NASA’s Hubble Captures Dying Star Just 1,400 Light-Years From Earth (Photo Credit: Twitter/@NASAHubble)
Hubble Space Telescope, which belongs to the National Aeronautics and Space Administration (NASA) and the European Space Agency (ESA), has captured the colourful image of a dying star 1,400 light-years from Earth.
In a tweet, the official handle of NASA Hubble said, “As a Sun-like star nears the end of its life, it can produce a psychedelic work of art in space. The glowing clouds of the Saturn Nebula are the cast-off outer layers of a dying star about 1,400 light-years from Earth.
Take a look:
#HubbleClassic As a Sun-like star nears the end of its life, it can produce a psychedelic work of art in space. The glowing clouds of the Saturn Nebula are the cast-off outer layers of a dying star about 1,400 light-years from Earth: https://t.co/sIrCyoI9u6 pic.twitter.com/PXaEfsCBPV— Hubble (@NASAHubble) October 17, 2019
The NASA picture reveals the death throes of a Sun-like star at the end of its life. It is to be noted that astronomers have dubbed the object the Saturn Nebula or NGC 7009 in the constellation Aquarius. The nebula, which can be found in the night sky west of the star Nu Aquarii, features a single white dwarf core at the centre of billowing clouds of gas. The blue, green, yellow, orange, and red clouds are the gas shed by the dying star.

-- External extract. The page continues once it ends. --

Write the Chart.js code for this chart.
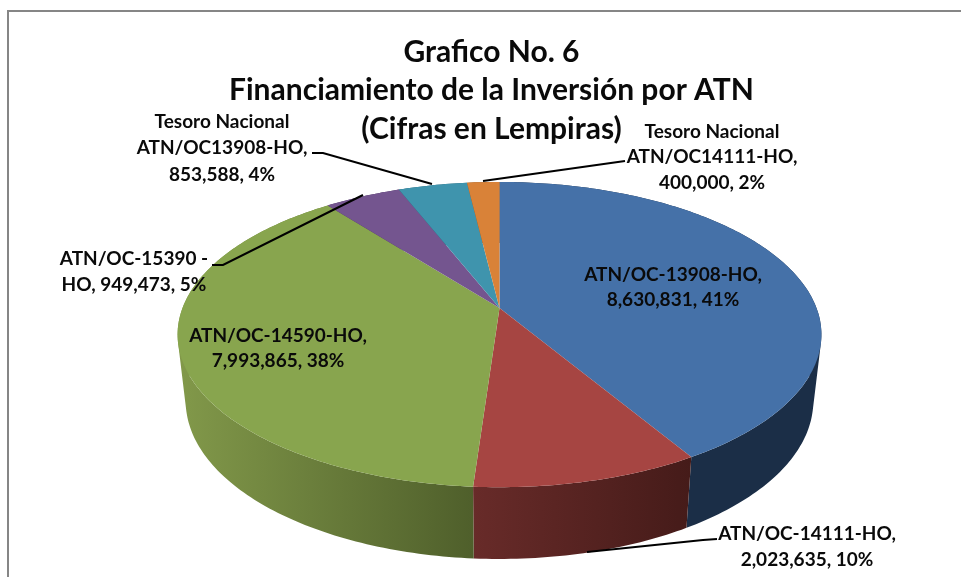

In a statement, NASA said, Garden-variety stars like the Sun live fairly placid lives in their galactic neighborhoods, casually churning out heat and light for billions of years. When these stars reach retirement age, however, they transform into unique and often psychedelic works of art. This Hubble Space Telescope image of the Saturn Nebula shows the result, called a planetary nebula. While it looks like a piece of wrapped cosmic candy, what we see is actually the outer layers of a dying star.”
“Stars are powered by nuclear fusion, but each one comes with a limited supply of fuel. When a medium-mass star exhausts its nuclear fuel, it will swell up and shrug off its outer layers until only a small, hot core remains. The leftover core, called a white dwarf, is a lot like a hot coal that glows after a barbecue — eventually it will fade out. Until then, the gaseous debris fluoresces as it expands out into the cosmos, possibly destined to be recycled into later generations of stars and planets,” it said.
“Using Hubble’s observations, scientists have characterized the nebula’s composition, structure, temperature and the way it interacts with surrounding material. Studying planetary nebulas is particularly interesting since our Sun will experience a similar fate around five billion years down the road,” the NASA concluded.
Recently, Hubble telescope captured a spectacular image of the galaxy NGC 3717, which is located around 60 million light-years away, in the constellation Hydra (the sea serpent).